### STORED DATA ###

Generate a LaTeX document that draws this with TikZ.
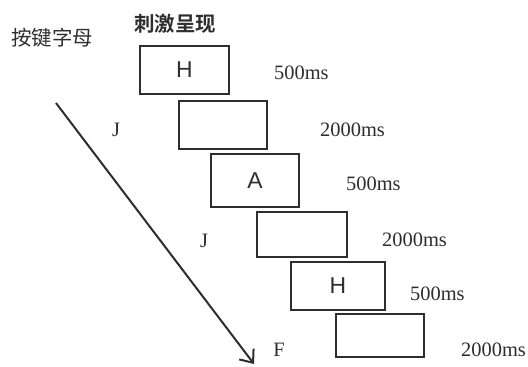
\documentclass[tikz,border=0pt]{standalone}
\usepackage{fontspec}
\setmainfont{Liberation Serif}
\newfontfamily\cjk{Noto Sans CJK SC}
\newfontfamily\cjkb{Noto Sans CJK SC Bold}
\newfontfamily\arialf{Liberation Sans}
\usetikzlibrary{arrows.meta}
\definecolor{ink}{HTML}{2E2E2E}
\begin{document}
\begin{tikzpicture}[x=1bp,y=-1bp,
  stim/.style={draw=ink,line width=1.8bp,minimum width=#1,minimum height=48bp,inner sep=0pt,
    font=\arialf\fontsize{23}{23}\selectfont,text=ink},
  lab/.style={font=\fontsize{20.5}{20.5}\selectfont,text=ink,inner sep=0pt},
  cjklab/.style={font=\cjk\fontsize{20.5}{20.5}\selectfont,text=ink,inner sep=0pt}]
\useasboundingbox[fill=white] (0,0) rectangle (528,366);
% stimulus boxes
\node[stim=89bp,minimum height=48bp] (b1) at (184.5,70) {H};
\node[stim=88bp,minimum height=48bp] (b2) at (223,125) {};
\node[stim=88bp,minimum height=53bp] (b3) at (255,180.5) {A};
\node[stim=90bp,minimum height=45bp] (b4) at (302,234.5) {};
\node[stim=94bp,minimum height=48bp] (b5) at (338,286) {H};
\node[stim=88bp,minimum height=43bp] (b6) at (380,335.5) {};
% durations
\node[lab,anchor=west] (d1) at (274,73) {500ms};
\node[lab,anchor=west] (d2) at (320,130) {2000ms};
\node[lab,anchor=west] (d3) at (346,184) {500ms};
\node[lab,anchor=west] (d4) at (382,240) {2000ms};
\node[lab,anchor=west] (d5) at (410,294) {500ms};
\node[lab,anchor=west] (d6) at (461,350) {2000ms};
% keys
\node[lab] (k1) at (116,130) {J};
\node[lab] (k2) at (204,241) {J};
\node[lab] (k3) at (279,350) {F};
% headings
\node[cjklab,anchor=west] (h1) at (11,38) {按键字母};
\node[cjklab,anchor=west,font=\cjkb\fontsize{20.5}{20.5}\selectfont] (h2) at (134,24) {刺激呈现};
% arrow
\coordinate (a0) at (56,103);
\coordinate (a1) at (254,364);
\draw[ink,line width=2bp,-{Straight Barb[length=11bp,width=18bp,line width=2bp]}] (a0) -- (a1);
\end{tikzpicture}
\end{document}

###

## REQUIRED WORK
Write out the listing above again, exactly, but with no pictures in the copy.

## THE ANSWER
Generate a LaTeX document that draws this with TikZ.
\documentclass[tikz,border=0pt]{standalone}
\usepackage{fontspec}
\setmainfont{Liberation Serif}
\newfontfamily\cjk{Noto Sans CJK SC}
\newfontfamily\cjkb{Noto Sans CJK SC Bold}
\newfontfamily\arialf{Liberation Sans}
\usetikzlibrary{arrows.meta}
\definecolor{ink}{HTML}{2E2E2E}
\begin{document}
\begin{tikzpicture}[x=1bp,y=-1bp,
  stim/.style={draw=ink,line width=1.8bp,minimum width=#1,minimum height=48bp,inner sep=0pt,
    font=\arialf\fontsize{23}{23}\selectfont,text=ink},
  lab/.style={font=\fontsize{20.5}{20.5}\selectfont,text=ink,inner sep=0pt},
  cjklab/.style={font=\cjk\fontsize{20.5}{20.5}\selectfont,text=ink,inner sep=0pt}]
\useasboundingbox[fill=white] (0,0) rectangle (528,366);
% stimulus boxes
\node[stim=89bp,minimum height=48bp] (b1) at (184.5,70) {H};
\node[stim=88bp,minimum height=48bp] (b2) at (223,125) {};
\node[stim=88bp,minimum height=53bp] (b3) at (255,180.5) {A};
\node[stim=90bp,minimum height=45bp] (b4) at (302,234.5) {};
\node[stim=94bp,minimum height=48bp] (b5) at (338,286) {H};
\node[stim=88bp,minimum height=43bp] (b6) at (380,335.5) {};
% durations
\node[lab,anchor=west] (d1) at (274,73) {500ms};
\node[lab,anchor=west] (d2) at (320,130) {2000ms};
\node[lab,anchor=west] (d3) at (346,184) {500ms};
\node[lab,anchor=west] (d4) at (382,240) {2000ms};
\node[lab,anchor=west] (d5) at (410,294) {500ms};
\node[lab,anchor=west] (d6) at (461,350) {2000ms};
% keys
\node[lab] (k1) at (116,130) {J};
\node[lab] (k2) at (204,241) {J};
\node[lab] (k3) at (279,350) {F};
% headings
\node[cjklab,anchor=west] (h1) at (11,38) {按键字母};
\node[cjklab,anchor=west,font=\cjkb\fontsize{20.5}{20.5}\selectfont] (h2) at (134,24) {刺激呈现};
% arrow
\coordinate (a0) at (56,103);
\coordinate (a1) at (254,364);
\draw[ink,line width=2bp,-{Straight Barb[length=11bp,width=18bp,line width=2bp]}] (a0) -- (a1);
\end{tikzpicture}
\end{document}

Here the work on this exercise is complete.